By Nicholas Johnston and Julianna Goldman
Jan. 22 (Bloomberg) -- President Barack Obama, tapping into voter anger over bank bailouts, called for limits on the size and trading activities of financial institutions in order to reduce risk-taking and prevent another financial crisis.
The proposals, to be added to an overhaul of regulations being considered by Congress, would prohibit banks from running proprietary trading operations solely for their own profit and sponsoring hedge funds and private equity funds. He also proposes expanding a 10 percent market-share cap on deposits to include other liabilities such as non-deposit funding to restrict growth and consolidation.
“While the financial system is far stronger today than it was one year ago, it’s still operating under the same rules that led to its near collapse,” Obama said yesterday at the White House after meeting with former Federal Reserve Chairman Paul Volcker, who has been an advocate of taking such steps. “Never again will the American taxpayer be held hostage by a bank that is too big to fail.”
The proposals could affect trading at some of the nation’s largest banks, including New York-based Goldman Sachs Group Inc., Morgan Stanley and JPMorgan Chase & Co., according to Frederic Dickson, chief market strategist at D.A. Davidson & Co. in Lake Oswego, Oregon.
Market Reactions
Goldman, JP Morgan, Citigroup Inc., and Charlotte, North Carolina-based Bank of America Corp., lost more than 4 percent in New York trading yesterday, leading the S&P 500 Financials Index to a 3 percent slide, the biggest decline since October. Credit-default swaps tied to Goldman and Morgan Stanley rose.
The proposals to take a harder line bring to a conclusion a debate within the administration on how far to go in regulating the nation’s financial institutions, a person familiar with the discussions said.

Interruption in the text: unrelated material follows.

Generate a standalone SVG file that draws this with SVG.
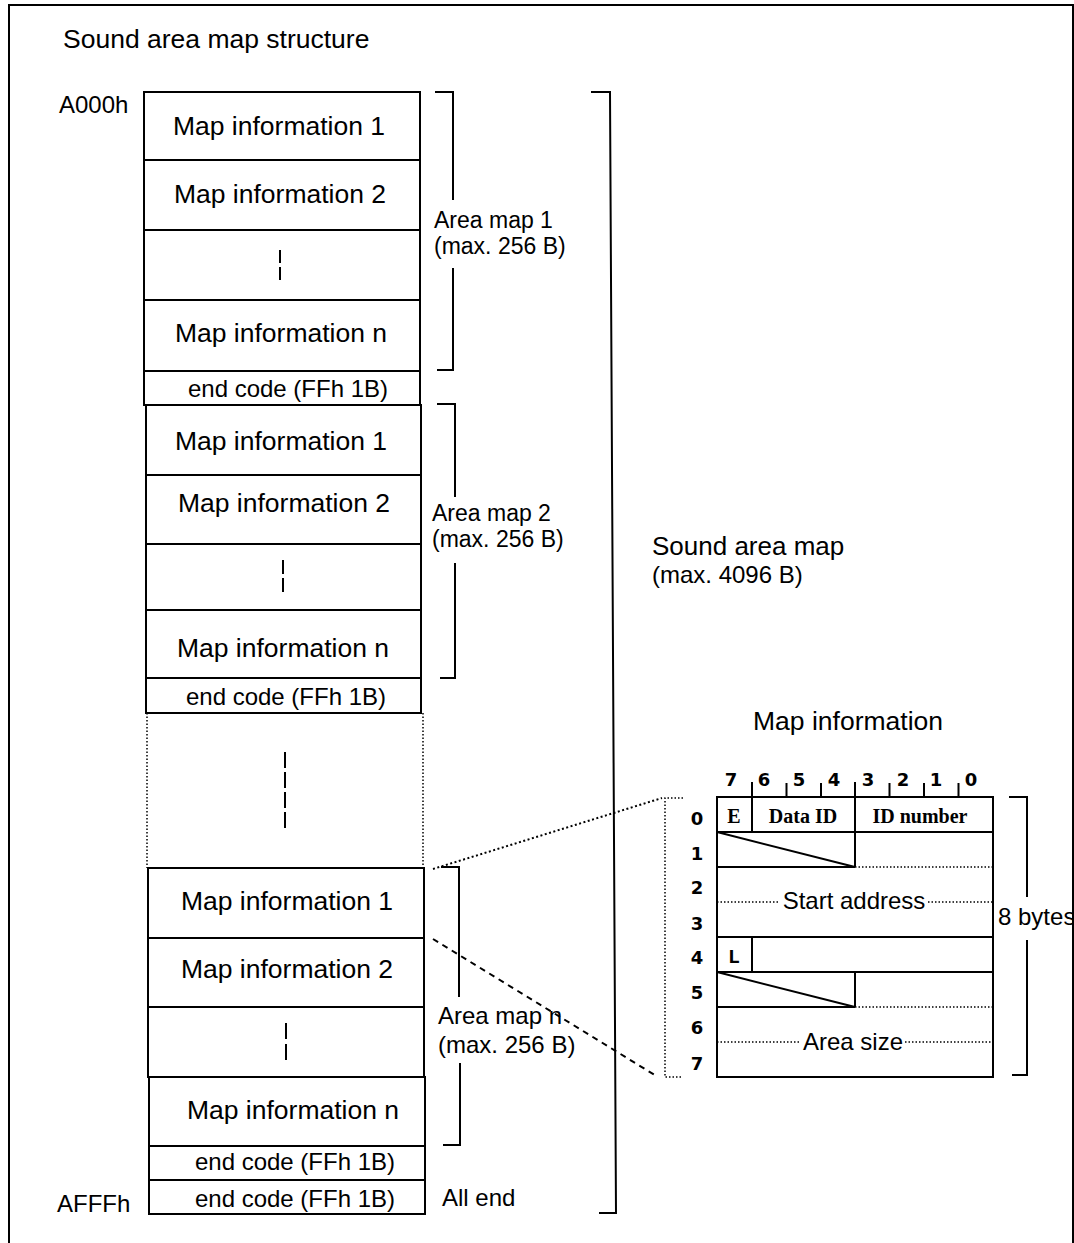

Advocates of a less aggressive approach included Treasury Secretary Timothy Geithner and National Economic Council director Lawrence Summers, the person said. Those favoring the plan pulled together over the last 10 days included White House economic adviser Austan Goolsbee and Volcker, who leads Obama’s outside panel of economic advisers.
The harder-line also echoes themes from Obama’s presidential campaign and is intended to provide a clearer distinction between Obama and his Republican opposition, the person said.
Victory for Volcker
It represents a victory for Volcker, 82, a staunch advocate of prohibiting banks from engaging in proprietary trading solely for their own profit and for stronger regulations on the financial industry.
Volcker initially had trouble getting traction for his views within the administration. He visited nine cities in five countries between October and mid-December of 2009 as he advocated changes.
Obama signed onto the concept in mid-December, according to a White House aide. Volcker attended a White House meeting Dec. 23 with Geithner and Summers to discuss details. Prior to the meeting, Obama had already approved of separating proprietary trading and banking. Geithner and Summers expressed concern that this would be a diversion from other regulatory proposals, the aide said.
Republicans called Obama’s proposal a maneuver to regain political momentum after an important Senate loss in Massachusetts earlier in the week.
‘Villain’
“If something is good policy, it’s good policy, but this administration seems to want to mix politics in everything,” Jon Kyl of Arizona, the No. 2 Republican in the Senate, said in an interview. “Because they just suffered a major defeat, they have to find a villain.”
Republican Scott Brown’s victory in the Massachusetts Senate race deprives Obama of the supermajority he needs to push health-care legislation through Congress.
The financial industry gives Obama an issue on which he can take the offensive with elections that will determine the makeup of Congress in November. Polls show voters are concerned about the economy, taxpayer bailouts and growing bank profits at a time of 10 percent unemployment and a federal deficit that rose to $1.4 trillion last year.
“He clearly recognizes the populist anger brewing out in the country,” said Dan Schnur, a Republican political strategist who is head of the Jesse Unruh Institute of Politics at the University of Southern California in Los Angeles. “So he’s trying to redirect that anger from Washington to Wall Street.”
‘Impractical’
Financial industry executives were critical of the plan.
David Viniar, Goldman’s chief financial officer, called the proposals “impractical” and said they harken back to the Depression-era Glass-Steagall Act. That law, repealed in 1999, required the separation of institutions involved in capital markets from those engaged primarily in consumer banking.
“You have global institutions around the world who are set up in a certain way and to put rules in place that roll back the financial system by 10 years I think is going to be a very, very hard thing to do,” he said in a conference call with reporters.
Obama said his proposal would close loopholes that allow big financial firms to trade products like credit-default swaps without oversight while benefiting from Federal Reserve lending programs and taxpayer insurance of consumer deposits.
“When banks benefit from the safety net that taxpayers provide,” Obama said, “it is not appropriate for them to turn around and use that cheap money to trade for profit.”